Task details → From the first line of the data down to and including the line with "var o1SlopeText = '1.11 \u00b1 0.03';", copy everything exactly, leaving out pictures.

Recorded information →
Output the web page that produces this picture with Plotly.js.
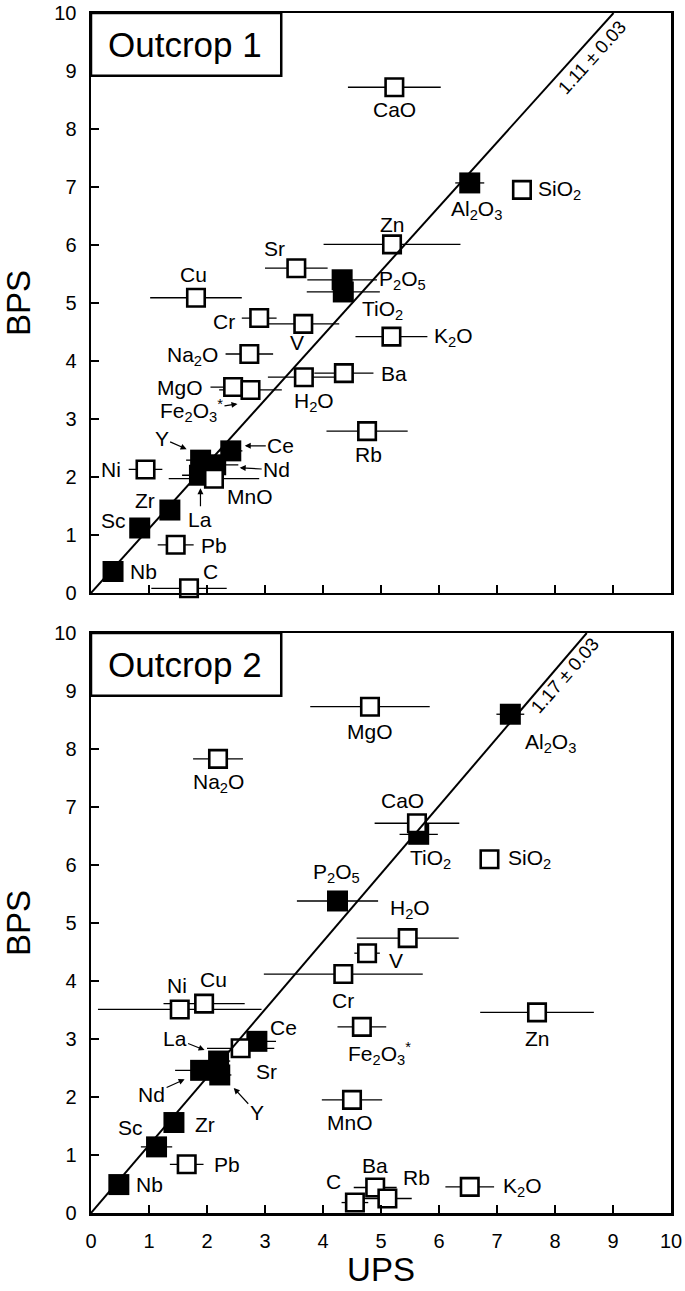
<!DOCTYPE html>
<html>
<head>
<meta charset="utf-8">
<script src="https://cdn.plot.ly/plotly-3.0.1.min.js"></script>
<style>
  body { margin: 0; background: #fff; }
  #chart { width: 685px; height: 1291px; }
</style>
</head>
<body>
<div id="chart"></div>
<script>
// ---- Outcrop 1 ----
// filled squares
var o1FillNames = ['Al<sub>2</sub>O<sub>3</sub>', 'P<sub>2</sub>O<sub>5</sub>', 'TiO<sub>2</sub>', 'Ce', 'Nd', 'Y', 'La', 'Zr', 'Sc', 'Nb'];
var o1FillUPS = [6.53, 4.33, 4.35, 2.41, 2.15, 1.89, 1.87, 1.36, 0.84, 0.38];
var o1FillBPS = [7.07, 5.40, 5.19, 2.45, 2.21, 2.29, 2.03, 1.43, 1.12, 0.37];
var o1FillErr = [0.25, 0.60, 0.63, 0.20, 0.39, 0.25, 0.30, 0, 0, 0];
// open squares
var o1OpenNames = ['CaO', 'SiO<sub>2</sub>', 'Zn', 'Sr', 'Cu', 'Cr', 'V', 'Na<sub>2</sub>O', 'MgO', 'Fe<sub>2</sub>O<sub>3</sub><sup>*</sup>',
                   'H<sub>2</sub>O', 'Ba', 'K<sub>2</sub>O', 'Rb', 'MnO', 'Ni', 'Pb', 'C'];
var o1OpenUPS = [5.23, 7.43, 5.19, 3.54, 1.81, 2.90, 3.66, 2.73, 2.45, 2.75, 3.67, 4.36, 5.18, 4.76, 2.12, 0.94, 1.46, 1.69];
var o1OpenBPS = [8.72, 6.95, 6.01, 5.60, 5.09, 4.74, 4.64, 4.12, 3.55, 3.50, 3.72, 3.79, 4.42, 2.79, 1.97, 2.13, 0.83, 0.08];
var o1OpenErr = [0.80, 0, 1.18, 0.54, 0.79, 0.30, 0.62, 0.41, 0.39, 0.54, 0.62, 0.51, 0.62, 0.70, 0.78, 0.29, 0.31, 0.65];
var o1Slope = 1.11;
var o1SlopeText = '1.11 \u00b1 0.03';

// ---- Outcrop 2 ----
var o2FillNames = ['Al<sub>2</sub>O<sub>3</sub>', 'TiO<sub>2</sub>', 'P<sub>2</sub>O<sub>5</sub>', 'Ce', 'La', 'Nd', 'Y', 'Zr', 'Sc', 'Nb'];
var o2FillUPS = [7.23, 5.65, 4.25, 2.86, 2.20, 1.89, 2.22, 1.43, 1.13, 0.48];
var o2FillBPS = [8.60, 6.53, 5.38, 2.96, 2.62, 2.46, 2.38, 1.56, 1.14, 0.49];
var o2FillErr = [0.24, 0.33, 0.70, 0.33, 0.20, 0.44, 0.20, 0, 0.27, 0];
var o2OpenNames = ['MgO', 'Na<sub>2</sub>O', 'CaO', 'SiO<sub>2</sub>', 'H<sub>2</sub>O', 'V', 'Cr', 'Zn', 'Fe<sub>2</sub>O<sub>3</sub><sup>*</sup>', 'MnO',
                   'Ni', 'Cu', 'Sr', 'Pb', 'Ba', 'C', 'Rb', 'K<sub>2</sub>O'];
var o2OpenUPS = [4.81, 2.19, 5.62, 6.87, 5.46, 4.76, 4.35, 7.69, 4.67, 4.50, 1.53, 1.95, 2.58, 1.65, 4.90, 4.55, 5.11, 6.53];
var o2OpenBPS = [8.73, 7.83, 6.72, 6.10, 4.74, 4.48, 4.12, 3.46, 3.21, 1.95, 3.51, 3.61, 2.84, 0.84, 0.44, 0.18, 0.25, 0.45];
var o2OpenErr = [1.03, 0.43, 0.73, 0, 0.88, 0.22, 1.37, 0.98, 0.42, 0.52, 1.41, 0.70, 0.58, 0.29, 0.37, 0.23, 0.42, 0.42];
var o2Slope = 1.17;
var o2SlopeText = '1.17 \u00b1 0.03';

// label placement in pixels relative to each point: [xshift, yshift, xanchor] or [xshift, yshift, 'arrow', ax, ay]
var o1FillLab = [[7,-27,'center'],[35,0,'left'],[17,-18,'left'],[14,5,'arrow',36,0],[24,-3,'arrow',37,2],
                 [-14,11,'arrow',-25,-11],[1,-13,'arrow',0,31],[-25,10,'center'],[-26,8,'center'],[15,0,'left']];
var o1OpenLab = [[0,-22,'center'],[14,0,'left'],[0,20,'center'],[-22,20,'center'],[-2,23,'center'],[-22,-3,'right'],
                 [-6,-19,'center'],[-29,-2,'right'],[-28,0,'right'],[-13,-14,'arrow',-46,7],[10,-25,'center'],
                 [35,0,'left'],[41,0,'left'],[1,-23,'center'],[36,-18,'center'],[-23,0,'right'],[23,-1,'left'],[21,17,'center']];
var o2FillLab = [[40,-29,'center'],[12,-25,'center'],[-1,28,'center'],[27,14,'center'],[-14,11,'arrow',-30,-12],
                 [-16,-9,'arrow',-33,15],[14,-13,'arrow',23,25],[19,-2,'left'],[-26,19,'center'],[15,0,'left']];
var o2OpenLab = [[0,-25,'center'],[0,-24,'center'],[-14,23,'center'],[17,0,'left'],[2,29,'center'],[20,-7,'left'],
                 [0,-26,'center'],[0,-26,'center'],[18,-27,'center'],[-2,-23,'center'],[-3,24,'center'],[9,24,'center'],
                 [26,-23,'center'],[25,0,'left'],[0,22,'center'],[-21,21,'center'],[29,21,'center'],[31,0,'left']];

var font = 'Liberation Sans, Arial, Helvetica, sans-serif';

function errX(arr) {
    return {type: 'data', array: arr, visible: true, color: 'black', thickness: 1.3, width: 0};
}

function openTrace(x, y, err, xa, ya) {
    return {x: x, y: y, mode: 'markers', type: 'scatter', xaxis: xa, yaxis: ya,
            error_x: errX(err), cliponaxis: false, hoverinfo: 'skip',
            marker: {symbol: 'square', size: 17.5, color: 'white', line: {color: 'black', width: 2.6}}};
}
function fillTrace(x, y, err, xa, ya) {
    return {x: x, y: y, mode: 'markers', type: 'scatter', xaxis: xa, yaxis: ya,
            error_x: errX(err), cliponaxis: false, hoverinfo: 'skip',
            marker: {symbol: 'square', size: 21, color: 'black', line: {width: 0}}};
}
function lineTrace(slope, xa, ya) {
    return {x: [0, 10 / slope], y: [0, 10], mode: 'lines', type: 'scatter', xaxis: xa, yaxis: ya,
            hoverinfo: 'skip', line: {color: 'black', width: 2}};
}

var annotations = [];
function addLabels(names, xs, ys, labs, xr, yr) {
    names.forEach(function(n, i) {
        var l = labs[i];
        var a = {text: n, x: xs[i], y: ys[i], xref: xr, yref: yr, xshift: l[0], yshift: l[1],
                 font: {family: font, size: 21, color: 'black'}, showarrow: false};
        if (l[2] == 'arrow') {
            a.showarrow = true; a.ax = l[3]; a.ay = l[4];
            a.arrowhead = 2; a.arrowsize = 1; a.arrowwidth = 1.2; a.arrowcolor = 'black'; a.standoff = 0;
        } else {
            a.xanchor = l[2];
        }
        annotations.push(a);
    });
}
addLabels(o1FillNames, o1FillUPS, o1FillBPS, o1FillLab, 'x', 'y');
addLabels(o1OpenNames, o1OpenUPS, o1OpenBPS, o1OpenLab, 'x', 'y');
addLabels(o2FillNames, o2FillUPS, o2FillBPS, o2FillLab, 'x2', 'y2');
addLabels(o2OpenNames, o2OpenUPS, o2OpenBPS, o2OpenLab, 'x2', 'y2');

annotations.push({text: 'Outcrop 1', x: 1.62, y: 9.46, xref: 'x', yref: 'y', showarrow: false,
                  font: {family: font, size: 35, color: 'black'}});
annotations.push({text: 'Outcrop 2', x: 1.62, y: 9.46, xref: 'x2', yref: 'y2', showarrow: false,
                  font: {family: font, size: 35, color: 'black'}});
annotations.push({text: o1SlopeText, x: 8.63, y: 9.24, xref: 'x', yref: 'y', showarrow: false, textangle: -48,
                  font: {family: font, size: 18.5, color: 'black'}});
annotations.push({text: o2SlopeText, x: 8.17, y: 9.26, xref: 'x2', yref: 'y2', showarrow: false, textangle: -49,
                  font: {family: font, size: 18.5, color: 'black'}});

var data = [
    fillTrace(o1FillUPS, o1FillBPS, o1FillErr, 'x', 'y'),
    openTrace(o1OpenUPS, o1OpenBPS, o1OpenErr, 'x', 'y'),
    lineTrace(o1Slope, 'x', 'y'),
    fillTrace(o2FillUPS, o2FillBPS, o2FillErr, 'x2', 'y2'),
    openTrace(o2OpenUPS, o2OpenBPS, o2OpenErr, 'x2', 'y2'),
    lineTrace(o2Slope, 'x2', 'y2')
];

function axis(extra) {
    var a = {range: [0, 10], dtick: 1, ticks: 'inside', ticklen: 8, tickwidth: 1.5, tickcolor: 'black',
             showline: true, linewidth: 2.5, linecolor: 'black', mirror: true, showgrid: false, zeroline: false,
             tickfont: {family: font, size: 20, color: 'black'}, ticklabelstandoff: 8, fixedrange: true};
    for (var k in extra) a[k] = extra[k];
    return a;
}

var layout = {
    width: 685, height: 1291,
    margin: {l: 91, r: 14, t: 13, b: 78},
    paper_bgcolor: 'white', plot_bgcolor: 'white',
    showlegend: false,
    font: {family: font, color: 'black'},
    xaxis: axis({domain: [0, 1], anchor: 'y', showticklabels: false}),
    yaxis: axis({domain: [0.5167, 1], anchor: 'x',
                 title: {text: 'BPS', font: {family: font, size: 33}, standoff: 20}}),
    xaxis2: axis({domain: [0, 1], anchor: 'y2',
                  title: {text: 'UPS', font: {family: font, size: 33}, standoff: 8}}),
    yaxis2: axis({domain: [0, 0.4833], anchor: 'x2',
                  title: {text: 'BPS', font: {family: font, size: 33}, standoff: 20}}),
    shapes: [
        {type: 'rect', xref: 'x', yref: 'y', x0: 0, x1: 3.28, y0: 8.92, y1: 10,
         line: {color: 'black', width: 2.5}, fillcolor: 'white'},
        {type: 'rect', xref: 'x2', yref: 'y2', x0: 0, x1: 3.28, y0: 8.92, y1: 10,
         line: {color: 'black', width: 2.5}, fillcolor: 'white'}
    ],
    annotations: annotations
};

Plotly.newPlot('chart', data, layout, {displayModeBar: false, staticPlot: true});
</script>
</body>
</html>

Written response →
Output the web page that produces this picture with Plotly.js.
<!DOCTYPE html>
<html>
<head>
<meta charset="utf-8">
<script src="https://cdn.plot.ly/plotly-3.0.1.min.js"></script>
<style>
  body { margin: 0; background: #fff; }
  #chart { width: 685px; height: 1291px; }
</style>
</head>
<body>
<div id="chart"></div>
<script>
// ---- Outcrop 1 ----
// filled squares
var o1FillNames = ['Al<sub>2</sub>O<sub>3</sub>', 'P<sub>2</sub>O<sub>5</sub>', 'TiO<sub>2</sub>', 'Ce', 'Nd', 'Y', 'La', 'Zr', 'Sc', 'Nb'];
var o1FillUPS = [6.53, 4.33, 4.35, 2.41, 2.15, 1.89, 1.87, 1.36, 0.84, 0.38];
var o1FillBPS = [7.07, 5.40, 5.19, 2.45, 2.21, 2.29, 2.03, 1.43, 1.12, 0.37];
var o1FillErr = [0.25, 0.60, 0.63, 0.20, 0.39, 0.25, 0.30, 0, 0, 0];
// open squares
var o1OpenNames = ['CaO', 'SiO<sub>2</sub>', 'Zn', 'Sr', 'Cu', 'Cr', 'V', 'Na<sub>2</sub>O', 'MgO', 'Fe<sub>2</sub>O<sub>3</sub><sup>*</sup>',
                   'H<sub>2</sub>O', 'Ba', 'K<sub>2</sub>O', 'Rb', 'MnO', 'Ni', 'Pb', 'C'];
var o1OpenUPS = [5.23, 7.43, 5.19, 3.54, 1.81, 2.90, 3.66, 2.73, 2.45, 2.75, 3.67, 4.36, 5.18, 4.76, 2.12, 0.94, 1.46, 1.69];
var o1OpenBPS = [8.72, 6.95, 6.01, 5.60, 5.09, 4.74, 4.64, 4.12, 3.55, 3.50, 3.72, 3.79, 4.42, 2.79, 1.97, 2.13, 0.83, 0.08];
var o1OpenErr = [0.80, 0, 1.18, 0.54, 0.79, 0.30, 0.62, 0.41, 0.39, 0.54, 0.62, 0.51, 0.62, 0.70, 0.78, 0.29, 0.31, 0.65];
var o1Slope = 1.11;
var o1SlopeText = '1.11 \u00b1 0.03';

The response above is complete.